Images are not part of the copy; write out the rest of the data exactly as given.
[Begin]
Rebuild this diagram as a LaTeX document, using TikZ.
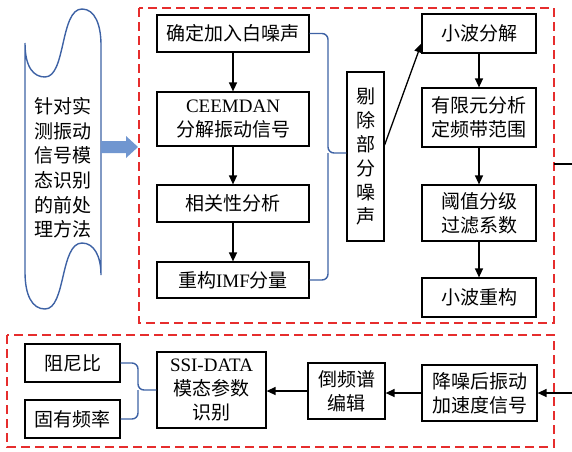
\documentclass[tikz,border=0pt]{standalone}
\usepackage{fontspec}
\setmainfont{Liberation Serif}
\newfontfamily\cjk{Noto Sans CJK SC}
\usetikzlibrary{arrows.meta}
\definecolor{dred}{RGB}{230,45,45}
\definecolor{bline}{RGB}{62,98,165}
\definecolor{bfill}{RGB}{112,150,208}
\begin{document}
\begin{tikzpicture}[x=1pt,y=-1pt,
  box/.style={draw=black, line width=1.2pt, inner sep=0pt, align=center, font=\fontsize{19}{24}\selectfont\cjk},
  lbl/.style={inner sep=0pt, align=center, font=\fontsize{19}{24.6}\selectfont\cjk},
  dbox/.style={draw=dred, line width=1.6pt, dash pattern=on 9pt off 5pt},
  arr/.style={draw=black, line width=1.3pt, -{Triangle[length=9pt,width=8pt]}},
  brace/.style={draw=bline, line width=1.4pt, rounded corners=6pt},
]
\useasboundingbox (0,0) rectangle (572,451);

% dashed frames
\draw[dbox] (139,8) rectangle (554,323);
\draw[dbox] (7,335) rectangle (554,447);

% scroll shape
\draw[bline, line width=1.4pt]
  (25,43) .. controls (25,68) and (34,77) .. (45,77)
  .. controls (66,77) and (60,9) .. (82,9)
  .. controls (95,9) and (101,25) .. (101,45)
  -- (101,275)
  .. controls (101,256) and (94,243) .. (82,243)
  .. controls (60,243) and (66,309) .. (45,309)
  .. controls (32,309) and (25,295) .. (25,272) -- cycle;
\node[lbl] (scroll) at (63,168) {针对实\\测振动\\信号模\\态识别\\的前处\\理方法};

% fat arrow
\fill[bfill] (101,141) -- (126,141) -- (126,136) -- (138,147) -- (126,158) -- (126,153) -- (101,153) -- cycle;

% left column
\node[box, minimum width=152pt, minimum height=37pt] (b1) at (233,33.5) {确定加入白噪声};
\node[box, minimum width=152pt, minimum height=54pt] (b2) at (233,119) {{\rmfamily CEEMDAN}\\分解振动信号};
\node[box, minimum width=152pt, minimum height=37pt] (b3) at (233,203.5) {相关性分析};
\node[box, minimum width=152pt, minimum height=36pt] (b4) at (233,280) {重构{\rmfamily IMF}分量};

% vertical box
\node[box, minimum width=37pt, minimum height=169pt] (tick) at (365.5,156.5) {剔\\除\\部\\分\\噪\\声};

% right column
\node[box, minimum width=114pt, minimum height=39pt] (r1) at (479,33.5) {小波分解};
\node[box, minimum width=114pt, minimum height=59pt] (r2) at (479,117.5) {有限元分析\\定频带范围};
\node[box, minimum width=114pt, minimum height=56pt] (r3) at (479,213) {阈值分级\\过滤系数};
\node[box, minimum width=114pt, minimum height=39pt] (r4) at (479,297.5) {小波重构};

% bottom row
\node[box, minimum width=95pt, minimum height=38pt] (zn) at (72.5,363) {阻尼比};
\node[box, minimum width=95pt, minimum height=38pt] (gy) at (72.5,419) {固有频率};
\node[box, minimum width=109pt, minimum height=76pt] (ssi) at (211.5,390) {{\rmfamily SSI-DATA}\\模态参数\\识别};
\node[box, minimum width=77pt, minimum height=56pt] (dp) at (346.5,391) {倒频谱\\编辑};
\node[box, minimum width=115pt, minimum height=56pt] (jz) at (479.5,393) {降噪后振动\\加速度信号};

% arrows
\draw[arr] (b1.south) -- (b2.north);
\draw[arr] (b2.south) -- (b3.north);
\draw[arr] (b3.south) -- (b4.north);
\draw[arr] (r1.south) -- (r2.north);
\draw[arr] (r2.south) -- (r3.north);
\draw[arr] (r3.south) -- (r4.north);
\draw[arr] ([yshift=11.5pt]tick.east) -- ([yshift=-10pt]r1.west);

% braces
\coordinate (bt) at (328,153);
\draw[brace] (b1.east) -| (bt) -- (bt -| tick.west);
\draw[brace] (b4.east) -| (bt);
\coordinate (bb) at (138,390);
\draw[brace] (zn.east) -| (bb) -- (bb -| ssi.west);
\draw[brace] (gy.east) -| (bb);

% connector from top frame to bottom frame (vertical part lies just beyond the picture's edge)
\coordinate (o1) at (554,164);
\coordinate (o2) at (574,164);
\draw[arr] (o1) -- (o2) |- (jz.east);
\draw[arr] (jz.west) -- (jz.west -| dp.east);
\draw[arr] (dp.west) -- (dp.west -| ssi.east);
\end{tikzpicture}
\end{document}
[End]
Task output:
Rebuild this diagram as a LaTeX document, using TikZ.
\documentclass[tikz,border=0pt]{standalone}
\usepackage{fontspec}
\setmainfont{Liberation Serif}
\newfontfamily\cjk{Noto Sans CJK SC}
\usetikzlibrary{arrows.meta}
\definecolor{dred}{RGB}{230,45,45}
\definecolor{bline}{RGB}{62,98,165}
\definecolor{bfill}{RGB}{112,150,208}
\begin{document}
\begin{tikzpicture}[x=1pt,y=-1pt,
  box/.style={draw=black, line width=1.2pt, inner sep=0pt, align=center, font=\fontsize{19}{24}\selectfont\cjk},
  lbl/.style={inner sep=0pt, align=center, font=\fontsize{19}{24.6}\selectfont\cjk},
  dbox/.style={draw=dred, line width=1.6pt, dash pattern=on 9pt off 5pt},
  arr/.style={draw=black, line width=1.3pt, -{Triangle[length=9pt,width=8pt]}},
  brace/.style={draw=bline, line width=1.4pt, rounded corners=6pt},
]
\useasboundingbox (0,0) rectangle (572,451);

% dashed frames
\draw[dbox] (139,8) rectangle (554,323);
\draw[dbox] (7,335) rectangle (554,447);

% scroll shape
\draw[bline, line width=1.4pt]
  (25,43) .. controls (25,68) and (34,77) .. (45,77)
  .. controls (66,77) and (60,9) .. (82,9)
  .. controls (95,9) and (101,25) .. (101,45)
  -- (101,275)
  .. controls (101,256) and (94,243) .. (82,243)
  .. controls (60,243) and (66,309) .. (45,309)
  .. controls (32,309) and (25,295) .. (25,272) -- cycle;
\node[lbl] (scroll) at (63,168) {针对实\\测振动\\信号模\\态识别\\的前处\\理方法};

% fat arrow
\fill[bfill] (101,141) -- (126,141) -- (126,136) -- (138,147) -- (126,158) -- (126,153) -- (101,153) -- cycle;

% left column
\node[box, minimum width=152pt, minimum height=37pt] (b1) at (233,33.5) {确定加入白噪声};
\node[box, minimum width=152pt, minimum height=54pt] (b2) at (233,119) {{\rmfamily CEEMDAN}\\分解振动信号};
\node[box, minimum width=152pt, minimum height=37pt] (b3) at (233,203.5) {相关性分析};
\node[box, minimum width=152pt, minimum height=36pt] (b4) at (233,280) {重构{\rmfamily IMF}分量};

% vertical box
\node[box, minimum width=37pt, minimum height=169pt] (tick) at (365.5,156.5) {剔\\除\\部\\分\\噪\\声};

% right column
\node[box, minimum width=114pt, minimum height=39pt] (r1) at (479,33.5) {小波分解};
\node[box, minimum width=114pt, minimum height=59pt] (r2) at (479,117.5) {有限元分析\\定频带范围};
\node[box, minimum width=114pt, minimum height=56pt] (r3) at (479,213) {阈值分级\\过滤系数};
\node[box, minimum width=114pt, minimum height=39pt] (r4) at (479,297.5) {小波重构};

% bottom row
\node[box, minimum width=95pt, minimum height=38pt] (zn) at (72.5,363) {阻尼比};
\node[box, minimum width=95pt, minimum height=38pt] (gy) at (72.5,419) {固有频率};
\node[box, minimum width=109pt, minimum height=76pt] (ssi) at (211.5,390) {{\rmfamily SSI-DATA}\\模态参数\\识别};
\node[box, minimum width=77pt, minimum height=56pt] (dp) at (346.5,391) {倒频谱\\编辑};
\node[box, minimum width=115pt, minimum height=56pt] (jz) at (479.5,393) {降噪后振动\\加速度信号};

% arrows
\draw[arr] (b1.south) -- (b2.north);
\draw[arr] (b2.south) -- (b3.north);
\draw[arr] (b3.south) -- (b4.north);
\draw[arr] (r1.south) -- (r2.north);
\draw[arr] (r2.south) -- (r3.north);
\draw[arr] (r3.south) -- (r4.north);
\draw[arr] ([yshift=11.5pt]tick.east) -- ([yshift=-10pt]r1.west);

% braces
\coordinate (bt) at (328,153);
\draw[brace] (b1.east) -| (bt) -- (bt -| tick.west);
\draw[brace] (b4.east) -| (bt);
\coordinate (bb) at (138,390);
\draw[brace] (zn.east) -| (bb) -- (bb -| ssi.west);
\draw[brace] (gy.east) -| (bb);

% connector from top frame to bottom frame (vertical part lies just beyond the picture's edge)
\coordinate (o1) at (554,164);
\coordinate (o2) at (574,164);
\draw[arr] (o1) -- (o2) |- (jz.east);
\draw[arr] (jz.west) -- (jz.west -| dp.east);
\draw[arr] (dp.west) -- (dp.west -| ssi.east);
\end{tikzpicture}
\end{document}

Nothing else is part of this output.